The web has taken over our lives, and with that, online enterprises have grown into huge monoliths of power.
Yet, while tech giants give us access to the stuff we like – music, movies, shopping – blockchain enthusiasts think an individual’s web experience could be greatly improved by decentralization.
If the web’s giants decentralize, the web itself will become a wildly different place – it’s hard to even wrap your head around, just like it would have been impossible to imagine meme culture in 1999.
Today, a site and its database are one entity. In the decentralized version, the database doesn’t belong to its creators; it belongs to its community, and that community can build lots of different business models on top of the database.

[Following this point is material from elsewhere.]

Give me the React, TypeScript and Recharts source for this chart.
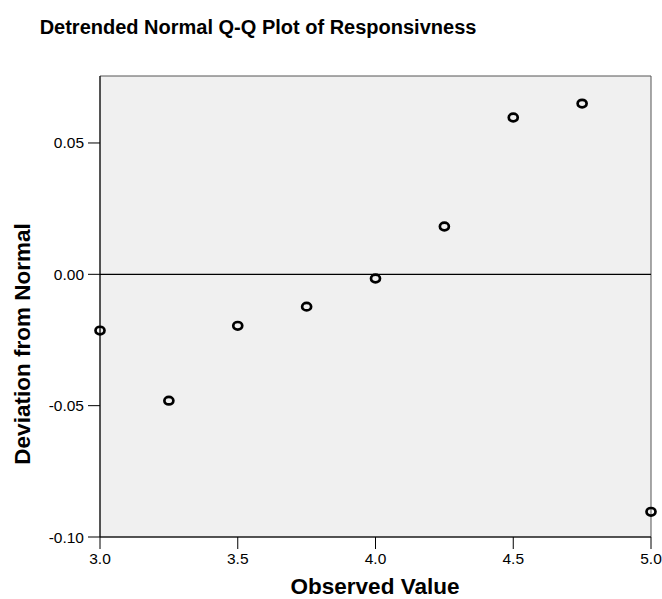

Think of it like this: if the web had been decentralized from the beginning, you could have made your first social media profile on Friendster in 2003. Then, when MySpace came along, you wouldn’t need to create a new profile, you’d just give MySpace permission to access the one you had already made for Friendster. Same thing for Facebook.
Obviously, each new site would add new features and ways of interacting, but users would have never needed to start over, lose friends from other sites or the content they’d created on prior platforms.
Are those advantages strong enough to upend the Dot-Com era’s familiar incumbents?
Entrepreneurs and the various investors who have committed capital – whether that be in the form of traditional venture capital, or perhaps more common in the space today, through initial coin offerings (ICOs) – have made their bets that it is.
And with ICOs providing not only a new fundraising mechanism for these blockchain startups, but also a tool for users to interact with these new distributed networks, the underlying infrastructure for a new internet – a “web 3.0” – is growing.
Below are three verticals on the web that blockchain startups are aiming to take market share from through the use of…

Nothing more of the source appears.